Remembering Justice Rajinder Sachar.
21 April 2018
Justice Rajinder Sachar former Chief Justice of the Delhi High Court passed away on Friday (April 20, 2018). He will be long remembered as an empathetic and caring people’s judge. Justice Rajinder Sachar was passionate about fellow human beings, committed and prescient, and an illustrative example of the unity of humanity.
For years, after retiring as chief justice of the Delhi High Court, he traveled to all parts of India as a member of fact-finding committees, unraveling and publicising civil rights abuses. Justice Sachar was elected President of the People’s Union for Civil Liberties (PUCL) in 1986, and honourably discharged the duties of this position until 1995. In 1990, he was one of the authors of the PUCL “Report on the Kashmir Situation”. As President of PUCL, he filed many PILs in the Supreme Court to uphold the human and democratic rights of the people. Most notably, in 2003, he argued for the repeal of the Prevention of Terrorist Activities Act (POTA) as a gross violation of human rights. Justice Sachar was a prominent participant in various human rights tribunals and inquiries. These included his participation in the Indian People’s Human Rights Tribunal in 2000 looking into a huge slum eviction drive that was launched in Mumbai, and in a People’s Court in 2002 that investigated a similar slum clearance drive in Kolkata.
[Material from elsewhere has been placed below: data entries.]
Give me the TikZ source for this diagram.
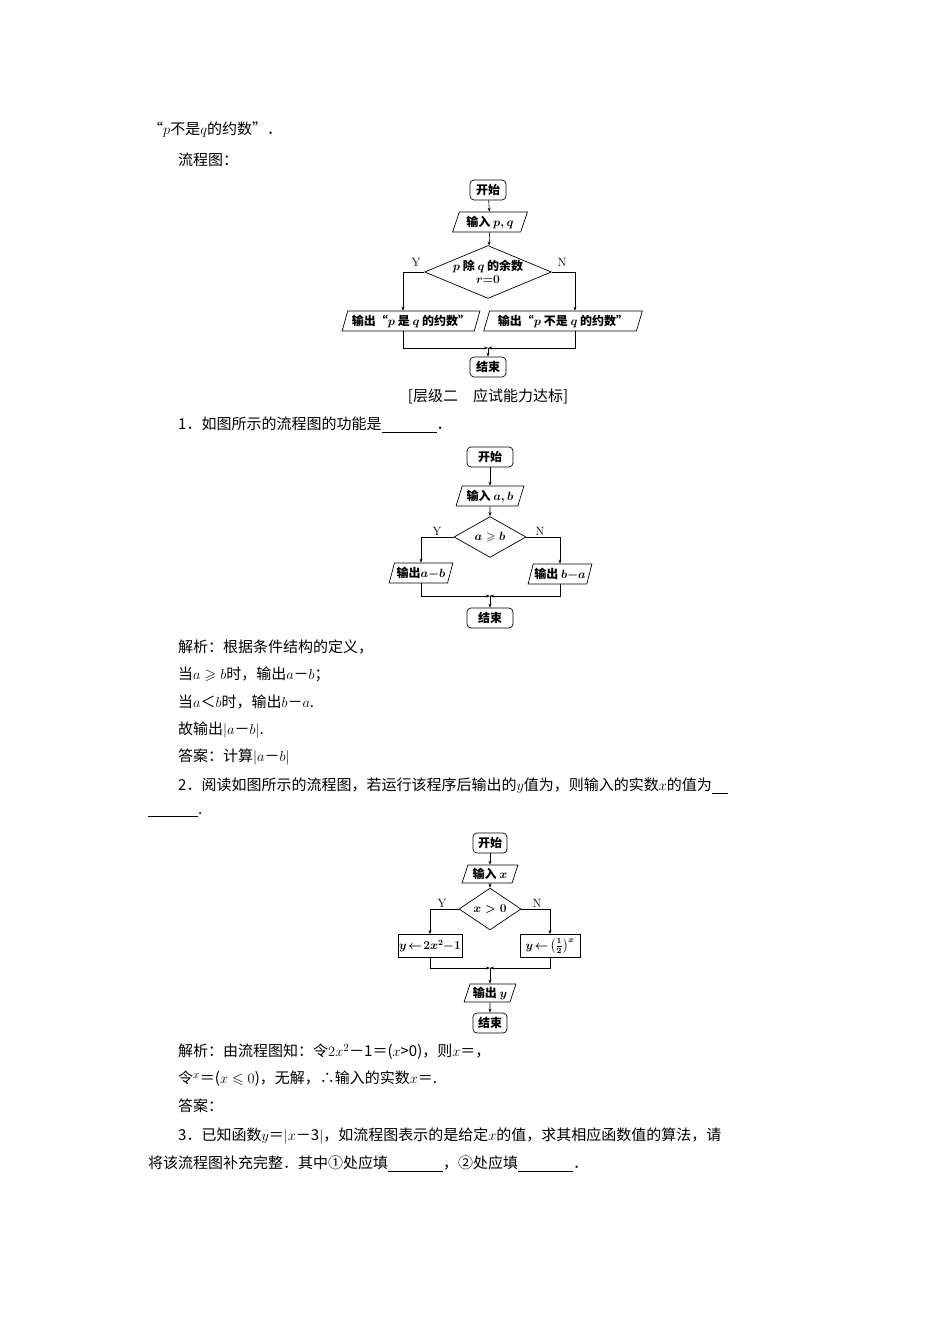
\documentclass[tikz,border=0pt]{standalone}
\usepackage{amsmath,amssymb}
\usepackage{fontspec}
\newfontfamily\cjk{Noto Sans CJK SC}
\usetikzlibrary{shapes.geometric,arrows.meta}
\begin{document}
\begin{tikzpicture}[x=1pt,y=-1pt,
  txt/.style={anchor=west,inner sep=0pt,font=\cjk\fontsize{15}{17}\selectfont},
  fc/.style={draw,line width=0.7pt,inner sep=1pt,font=\cjk\bfseries\fontsize{12}{14}\selectfont},
  term/.style={fc,rounded corners=4pt,minimum height=20pt},
  io/.style={fc,trapezium,trapezium left angle=70,trapezium right angle=110,trapezium stretches=true,minimum height=20pt},
  dec/.style={fc,diamond,inner sep=0pt},
  proc/.style={fc,rectangle,minimum height=23pt},
  arr/.style={line width=0.6pt,-{Stealth[length=4pt,width=3pt]}},
  lab/.style={font=\fontsize{12}{14}\selectfont,inner sep=0pt}]
\useasboundingbox (0,0) rectangle (950,1344);
\fill[white] (0,0) rectangle (950,1344);
\node[txt] (t1) at (148,130) {“$p$不是$q$的约数”．};
\node[txt] (t2) at (178,160) {流程图：};
% flowchart 1
\node[term,minimum width=36pt] (a1) at (488,190) {开始};
\node[io,minimum width=75pt] (a2) at (490,222) {输入 $\boldsymbol{p,q}$};
\node[dec,minimum width=122pt,minimum height=50pt,aspect=2.4] (a3) at (488,272) {\shortstack{$\boldsymbol p$ 除 $\boldsymbol q$ 的余数\\$\boldsymbol{r{=}0}$}};
\node[lab] (ay) at (416,262) {Y};
\node[lab] (an) at (562,262) {N};
\node[io,minimum width=138pt] (a4) at (411,321) {输出“$\boldsymbol p$ 是 $\boldsymbol q$ 的约数”};
\node[io,minimum width=159pt] (a5) at (563,321) {输出“$\boldsymbol p$ 不是 $\boldsymbol q$ 的约数”};
\coordinate (j1) at (488,348);
\node[term,minimum width=36pt] (a6) at (488,367) {结束};
\draw[arr] (a1) -- (a2);
\draw[arr] (a2) -- (a3);
\draw[arr] (a3.west) -| ([xshift=-8pt]a4.north);
\draw[arr] (a3.east) -| ([xshift=12pt]a5.north);
\draw[arr] ([xshift=-8pt]a4.south) |- (j1);
\draw[arr] ([xshift=12pt]a5.south) |- (j1);
\draw[arr] (j1) -- (a6);
\node[anchor=center,inner sep=0pt,font=\cjk\fontsize{15}{17}\selectfont] (h) at (488,396) {[层级二　应试能力达标]};
\node[txt] (t3) at (178,425) {1．如图所示的流程图的功能是\underline{\hspace{55pt}}．};
% flowchart 2
\node[term,minimum width=46pt] (b1) at (490,457) {开始};
\node[io,minimum width=68pt] (b2) at (490,496) {输入 $\boldsymbol{a,b}$};
\node[dec,minimum width=72pt,minimum height=30pt] (b3) at (490,537) {$\boldsymbol{a\geqslant b}$};
\node[lab] (by) at (437,531) {Y};
\node[lab] (bn) at (540,531) {N};
\node[io,minimum width=64pt] (b4) at (421,573) {输出$\boldsymbol{a{-}b}$};
\node[io,minimum width=64pt] (b5) at (560,574) {输出 $\boldsymbol{b{-}a}$};
\coordinate (j2) at (490,596);
\node[term,minimum width=46pt] (b6) at (490,618) {结束};
\draw[arr] (b1) -- (b2);
\draw[arr] (b2) -- (b3);
\draw[arr] (b3.west) -| (b4.north);
\draw[arr] (b3.east) -| (b5.north);
\draw[arr] (b4.south) |- (j2);
\draw[arr] (b5.south) |- (j2);
\draw[arr] (j2) -- (b6);
\node[txt] (t4) at (178,647) {解析：根据条件结构的定义，};
\node[txt] (t5) at (178,674) {当$a\geqslant b$时，输出$a$－$b$；};
\node[txt] (t6) at (178,702) {当$a$＜$b$时，输出$b$－$a$.};
\node[txt] (t7) at (178,730) {故输出$|a$－$b|$.};
\node[txt] (t8) at (178,757) {答案：计算$|a$－$b|$};
\node[txt] (t9) at (178,786) {2．阅读如图所示的流程图，若运行该程序后输出的$y$值为，则输入的实数$x$的值为\underline{\hspace{16pt}}};
\node[txt] (t10) at (148,815) {\underline{\hspace{50pt}}.};
% flowchart 3
\node[term,minimum width=34pt] (c1) at (490,843) {开始};
\node[io,minimum width=56pt,minimum height=18pt] (c2) at (490,874) {输入 $\boldsymbol x$};
\node[dec,minimum width=62pt,minimum height=28pt] (c3) at (490,909) {$\boldsymbol{x>0}$};
\node[lab] (cy) at (442,903) {Y};
\node[lab] (cn) at (537,903) {N};
\node[proc,minimum width=60pt] (c4) at (430,946) {$\boldsymbol{y\!\leftarrow\!2x^2{-}1}$};
\node[proc,minimum width=60pt] (c5) at (550,946) {$\boldsymbol{y\!\leftarrow\!\left(\frac12\right)^{x}}$};
\coordinate (j3) at (490,968);
\node[io,minimum width=52pt,minimum height=18pt] (c6) at (490,993) {输出 $\boldsymbol y$};
\node[term,minimum width=34pt] (c7) at (490,1023) {结束};
\draw[arr] (c1) -- (c2);
\draw[arr] (c2) -- (c3);
\draw[arr] (c3.west) -| (c4.north);
\draw[arr] (c3.east) -| (c5.north);
\draw[arr] (c4.south) |- (j3);
\draw[arr] (c5.south) |- (j3);
\draw[arr] (j3) -- (c6);
\draw[arr] (c6) -- (c7);
\node[txt] (t11) at (178,1052) {解析：由流程图知：令$2x^2$－1＝($x$>0)，则$x$＝，};
\node[txt] (t12) at (178,1079) {令$^x$＝($x\leqslant0$)，无解，∴输入的实数$x$＝.};
\node[txt] (t13) at (178,1106) {答案：};
\node[txt] (t14) at (178,1136) {3．已知函数$y$＝$|x$－3$|$，如流程图表示的是给定$x$的值，求其相应函数值的算法，请};
\node[txt] (t15) at (148,1164) {将该流程图补充完整．其中①处应填\underline{\hspace{55pt}}，②处应填\underline{\hspace{55pt}}．};
\end{tikzpicture}
\end{document}
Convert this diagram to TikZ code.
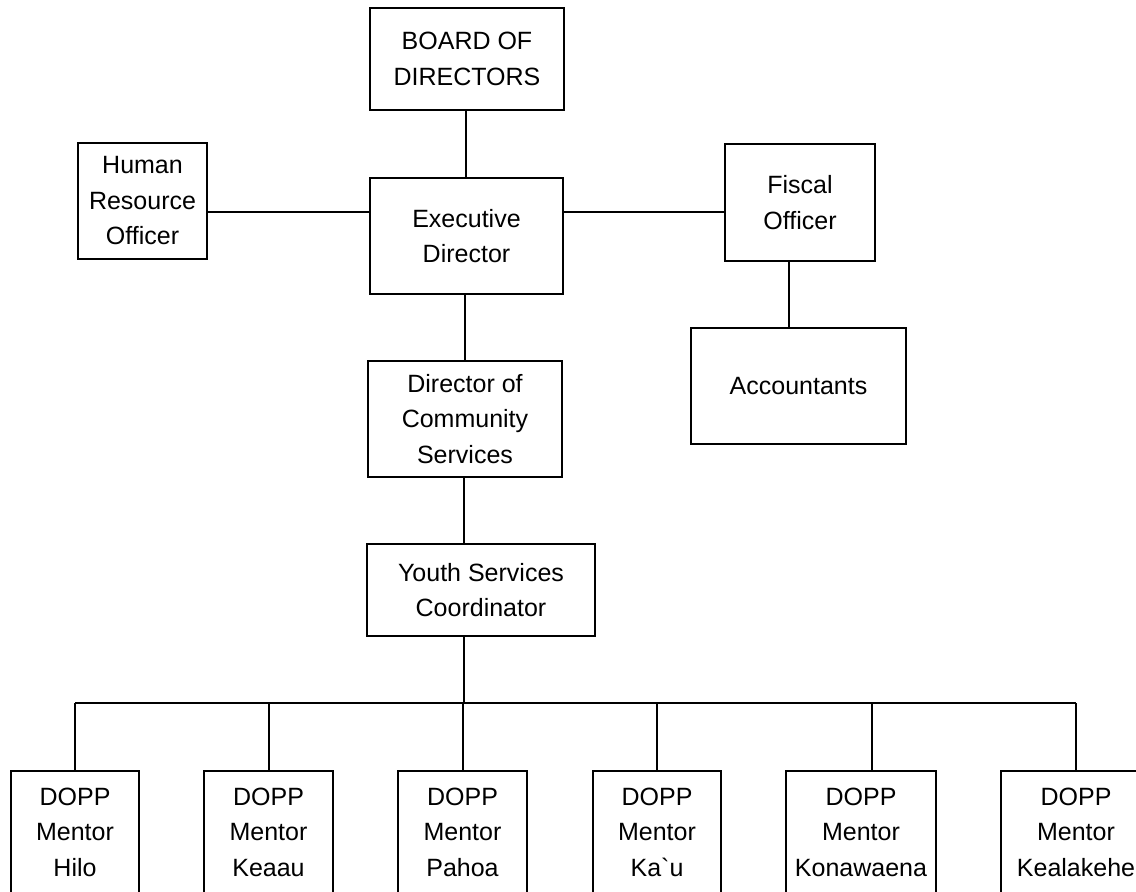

People like Sachar belong to a generation that is fading away, a generation that made people aware of their civil liberties. He was always there for everyone else, for India and her people.
He is perhaps best known for heading the government committee to study the condition of the Muslim community and to prepare a report on their social, economic and educational status. The report, now famously known as the Sachar Committee report was an honest and starkly revealing document, brought attention for the first time to the economic inequality and social insecurity and alienation of Minorities and highlighted that Muslims were under-represented in the civil service, police, military and in politics.
He always stood for a fair trial, independence and impartiality of the judiciary. professional integrity remained very dear to the eminent judge. He believed that finding conscientious individuals who are able to “counter their own biases” and are free from influence should be an important criterion in the selection of judges. Justice Sachar had very clear views on the conduct of the higher judiciary in India. The observations he made over the years on this subject and other matters of public policy and law that affected the common citizen focused on our constitutional future.
NCHRO mourn his passing on and send our deepest condolences to the family of Justice Rajinder Sachar. His was a courageous, inspirational, warm and humane life. He leaves behind an enduring legacy of Activism and Human Rights.